Show that $x^{mn}=x^{m}$ Let $(M,.)$ be an associative operation such that there are two natural numbers $m,n\in\mathbb{N}$, different from zero, such that $m$ is bigger or equal to $n$ and $x^{m}y^{n}=yx$, for any $x,y\in\mathbb{M}$. Show that $x^{mn}=x^{m}$ for any $x,y\in M$ and an invertible element from the set commutes with every element from the set. I observed that $x^{m+n}=x^{2}$, but I think I should show that $M$ is finite to accomplish the task.
 A: For $n=1$ it's obvious.
But for $n>1$ we have the following reasoning for all $y\in\mathbb M$.
Let $x=y^{n-1}$.
Thus, $$y^{mn-m}y^{n}=y^n$$ or
$$y^{mn-m+n}=y^n.$$
Now, if $m=n$, we are done, but for $m>n$ we obtain: 
$$y^{mn-m+n}y^{m-n}=y^ny^{m-n}$$ or
$$y^{mn}=y^m.$$
Now, let $a$ be invertible.
Thus, $$a^mx^n=xa$$ gives 
$$(xa)^mx^n=x^{m+1}a$$ and since $$(xa)^mx^n=xxa=x^2a,$$ we obtain
$$x^{m+1}a=x^2a$$ or $$x^{m+1}=x^2$$ for any $x\in\mathbb M,$ which gives $$a^{m+1}=a^2$$ or
$$a^{m-1}=e$$ and since $$a^mx^n=xa,$$ we obtain
$$ax^n=xa$$ and we can assume that $n>1$, otherwise our statement is proven.

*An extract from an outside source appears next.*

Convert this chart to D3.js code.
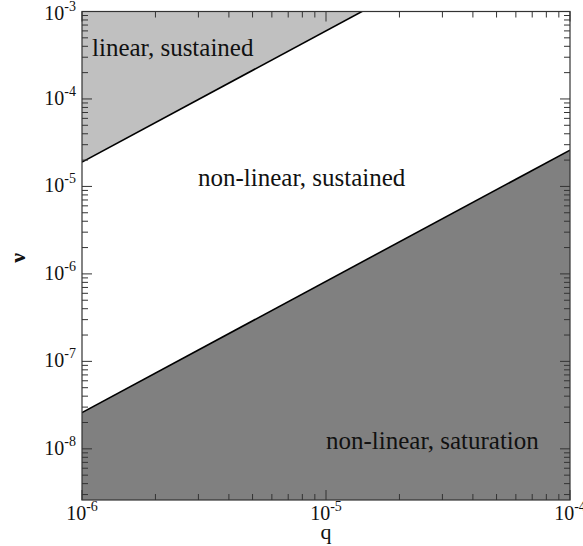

Thus, $$a^{n+1}=a^2,$$ which gives $$a^{n-1}=e$$ and from here $$a^{\gcd(m-1,n-1)}=e.$$
Now, $$x^{m}a^n=ax$$ gives $$x^ma=ax$$ or
$$x^m=axa^{-1},$$ which gives
$$x^{mn}=ax^na^{-1}$$ or $$x^m=ax^na^{-1}$$ or
$$x^{m}a=ax^n.$$
Id est, $$ax^n=ax,$$ which gives $x^n=x$ for any $x\in\mathbb M$ and since
$$a^mx^n=xa,$$ we obtain
$$ax=xa$$ and we are done!
A: Taking $y = x^{m-1}$ in $x^my^n = yx$ gives $x^m(x^{m-1})^n = x^{m-1}x$, whence $x^{mn} = x^m$.
If $n \geqslant 2$, you could use the answer to this question to show that your semigroup is commutative. However, it is not necessarily a monoid, and in this case, there are no invertible element. Take for instance $S = \{a, 0\}$ with $aa = 0$ and $a0 = 0 = 0a$.
For $n = 1$, a semigroup satisfying the identity $x^my = yx$ is not necessarily commutative as shown in this answer: the quaternion group $Q_8$
satisfies the identity $x^3y = yx$ but is not commutative.